Die Zeit der großen Fusionen ist dann vorbei, weil einander nur noch wenige große Konglomerate gegenüberstehen. Nun gilt plötzlich als wahre Lehre, sich aufs Kerngeschäft zu konzentrieren und alle Unternehmensteile abzustoßen, die damit nichts zu tun haben: Schließlich kann eine Investmentbank auch damit ihr Geld verdienen. Victor durchschaut dieses Spiel und macht sich keine Illusionen darüber, dass damit nur ein neuer Zyklus seinen Anfang nimmt und die nunmehr filetierten Unternehmensteile früher oder später wieder fusioniert werden, um den Investmentbanken ein weiteres Geschäft zu sichern. Soll das alles im Leben gewesen sein?
Dann doch lieber eine Revolution! Alles rückgängig machen, was die neoliberale Ideologie in den letzten Jahrzehnten angerichtet hat. Die Infrastruktur zurück in die Hände des Staats; für eine neue bürgerliche Gesellschaft kämpfen, die auf allen Ebenen das gemeinsame Wohl in den Mittelpunkt stellt, von der gerechten Verteilung der Vermögen bis zur Gleichberechtigung der Geschlechter.

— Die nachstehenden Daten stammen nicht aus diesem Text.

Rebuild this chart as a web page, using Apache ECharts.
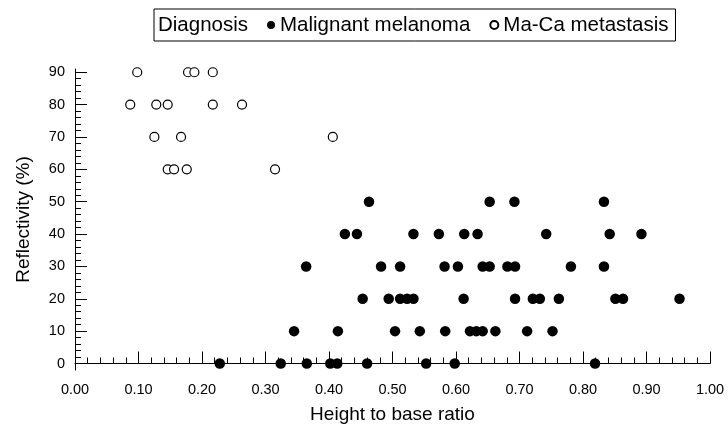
<!DOCTYPE html>
<html>
<head>
<meta charset="utf-8">
<script src="https://cdn.jsdelivr.net/npm/echarts@6/dist/echarts.min.js"></script>
<style>html,body{margin:0;padding:0;background:#fff;}#c{width:728px;height:429px;}</style>
</head>
<body>
<div id="c"></div>
<script>
// Malignant melanoma (filled circles)
const melanomaX = [
  0.463, 0.653, 0.692, 0.833,
  0.425, 0.444, 0.533, 0.573, 0.613, 0.634, 0.742, 0.842, 0.892,
  0.364, 0.482, 0.512, 0.582, 0.603, 0.642, 0.653, 0.681, 0.693, 0.781, 0.833,
  0.453, 0.494, 0.512, 0.523, 0.533, 0.612, 0.693, 0.721, 0.732, 0.762, 0.851, 0.863, 0.952,
  0.345, 0.414, 0.504, 0.543, 0.583, 0.622, 0.632, 0.642, 0.662, 0.712, 0.752,
  0.228, 0.324, 0.365, 0.402, 0.413, 0.460, 0.553, 0.598, 0.819
];
const melanomaY = [
  50, 50, 50, 50,
  40, 40, 40, 40, 40, 40, 40, 40, 40,
  30, 30, 30, 30, 30, 30, 30, 30, 30, 30, 30,
  20, 20, 20, 20, 20, 20, 20, 20, 20, 20, 20, 20, 20,
  10, 10, 10, 10, 10, 10, 10, 10, 10, 10, 10,
  0, 0, 0, 0, 0, 0, 0, 0, 0
];
// Ma-Ca metastasis (open circles)
const metastasisX = [
  0.098, 0.178, 0.188, 0.217,
  0.087, 0.128, 0.146, 0.217, 0.263,
  0.125, 0.167, 0.406,
  0.146, 0.156, 0.176, 0.315
];
const metastasisY = [
  90, 90, 90, 90,
  80, 80, 80, 80, 80,
  70, 70, 70,
  60, 60, 60, 60
];
const yMajorTicks = [0, 10, 20, 30, 40, 50, 60, 70, 80, 90];
const yMinorTicks = [0, 2, 4, 6, 8, 10, 12, 14, 16, 18, 20, 22, 24, 26, 28, 30, 32, 34, 36, 38, 40, 42, 44, 46, 48, 50, 52, 54, 56, 58, 60, 62, 64, 66, 68, 70, 72, 74, 76, 78, 80, 82, 84, 86, 88, 90];
const legendNames = ['Diagnosis', 'Malignant melanoma', 'Ma-Ca metastasis'];

const pairs = (xs, ys) => xs.map((x, i) => [x, ys[i]]);
const FONT = 'Liberation Sans, Arial, sans-serif';

const chart = echarts.init(document.getElementById('c'), null, {renderer: 'canvas'});
chart.setOption({
  animation: false,
  backgroundColor: '#fff',
  textStyle: {fontFamily: FONT, color: '#000'},
  legend: {
    top: 9,
    left: 154,
    borderColor: '#000',
    borderWidth: 1,
    padding: [5, 7, 5, 3],
    itemWidth: 8,
    itemHeight: 8,
    itemGap: 19,
    textStyle: {fontSize: 20.5, color: '#000', fontFamily: FONT, lineHeight: 22},
    data: [
      {name: legendNames[0], itemStyle: {opacity: 0}, textStyle: {padding: [0, 0, 0, -12]}},
      legendNames[1],
      legendNames[2]
    ]
  },
  grid: {left: 75, right: 18, top: 69, bottom: 50},
  xAxis: {
    type: 'value',
    min: 0, max: 1, interval: 0.1,
    name: 'Height to base ratio',
    nameLocation: 'middle',
    nameGap: 35,
    nameTextStyle: {fontSize: 19, color: '#000', fontFamily: FONT},
    axisLine: {show: true, lineStyle: {color: '#000', width: 1}},
    axisTick: {show: true, inside: true, length: 12, lineStyle: {color: '#000'}},
    minorTick: {show: true, splitNumber: 5, length: 6, lineStyle: {color: '#000'}},
    axisLabel: {fontSize: 14.5, color: '#000', margin: 12, formatter: v => v.toFixed(2)},
    splitLine: {show: false}
  },
  yAxis: [{
    type: 'value',
    min: -2, max: 91,
    name: 'Reflectivity (%)',
    nameLocation: 'middle',
    nameGap: 42,
    nameTextStyle: {fontSize: 19, color: '#000', fontFamily: FONT},
    axisLine: {show: true, onZero: false, lineStyle: {color: '#000', width: 1}},
    axisTick: {show: true, inside: true, length: 12, customValues: yMajorTicks, lineStyle: {color: '#000'}},
    axisLabel: {fontSize: 14.5, color: '#000', margin: 10, customValues: yMajorTicks},
    splitLine: {show: false}
  }, {
    type: 'value',
    position: 'left',
    min: -2, max: 91,
    axisLine: {show: false},
    axisTick: {show: true, inside: true, length: 6, customValues: yMinorTicks, lineStyle: {color: '#000'}},
    axisLabel: {show: false},
    splitLine: {show: false}
  }],
  series: [
    {name: legendNames[0], type: 'scatter', data: []},
    {
      name: legendNames[1], type: 'scatter', symbol: 'circle', symbolSize: 10.5,
      itemStyle: {color: '#000', opacity: 1},
      data: pairs(melanomaX, melanomaY)
    },
    {
      name: legendNames[2], type: 'scatter', symbol: 'circle', symbolSize: 9,
      itemStyle: {color: '#fff', borderColor: '#000', borderWidth: 1.2, opacity: 1},
      data: pairs(metastasisX, metastasisY)
    }
  ]
});
</script>
</body>
</html>
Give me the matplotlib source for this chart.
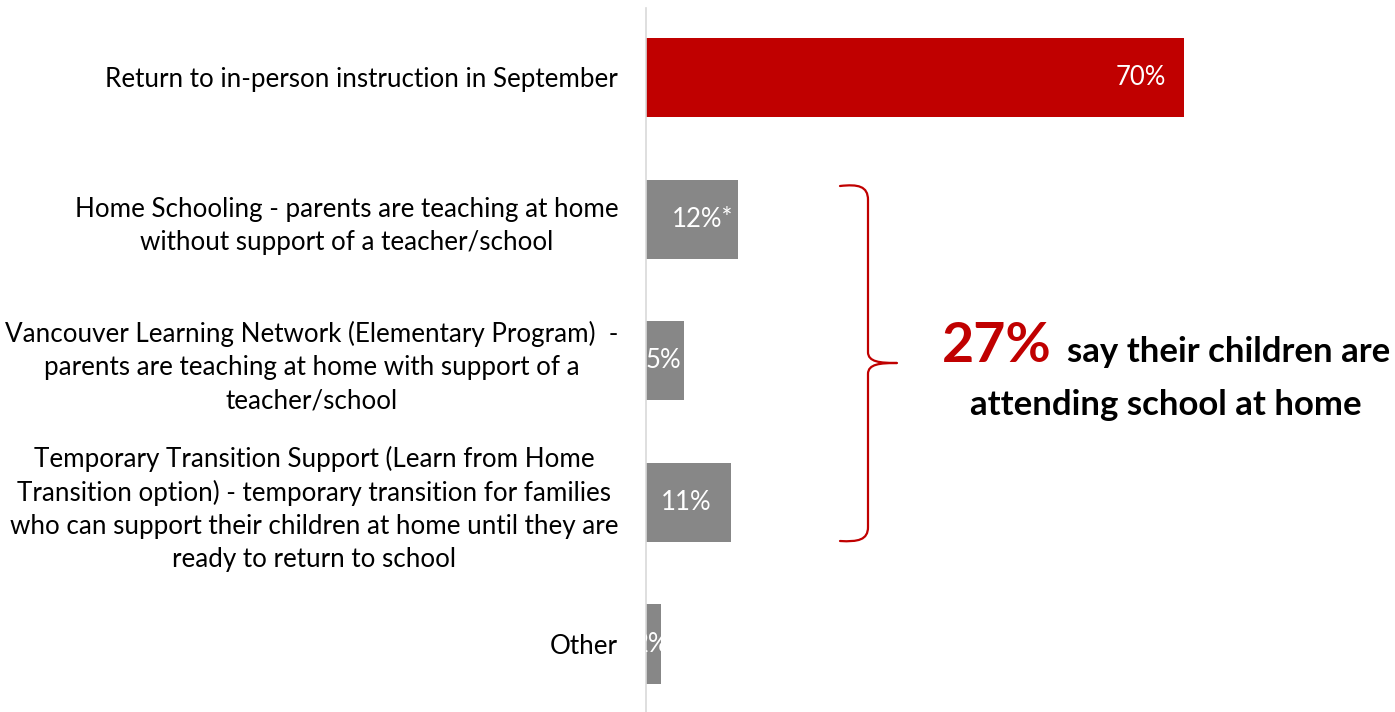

Und Victor weiß auch schon, wer ihm beim Aufbau einer entsprechenden Bürgerbewegung mit seinen Erfahrungen helfen kann: der türkischstämmige Bundesfinanzminister, dem er im Gegenzug seinen größten Wunsch erfüllen kann, einen Posten als Investmentbanker in Mailand samt Dienst-Ferrari.
Der Roman treibt ein böses Spiel mit der tiefen Verunsicherung, die sich in den westlichen Industriestaaten breitgemacht hat. Die vertrauten politischen Lager haben sich aufgelöst, es ist gar nicht mehr so einfach, bestimmte Positionen der Linken, den Liberalen oder den Konservativen zuzuordnen.
Wo die Politik nicht überhaupt der Wirtschaft ihr ureigenes Terrain überlassen hat, spielt sie immer häufiger den Unternehmer, der sich eher ungern mit der Frage aufhält, in welcher Gesellschaft wir leben wollen. Man nennt diese Zeit gerne postideologisch, vielleicht geht es auch eine Nummer kleiner, wenn man einen Mangel an grundlegenden Überzeugungen konstatiert, für die es sich zu kämpfen lohnt.
Und so können Investmentbanker und Finanzminister problemlos ihre Rollen tauschen, wobei der Banker immer die Nase vorn hat, denn er verfügt über das Geld und die Expertise, der sich die Politik nur zu gern anvertraut. Dass Schimmelbusch selbst fünf Jahre als Investmentbanker gearbeitet hat, lässt einen bei der Lektüre bisweilen schaudern. Aber dann auch wieder durchatmen, denn, so lernen wir aus diesem Buch: Auch Investmentbanker erzählen ihrem Publikum nur Geschichten, denen man glauben mag – oder auch nicht.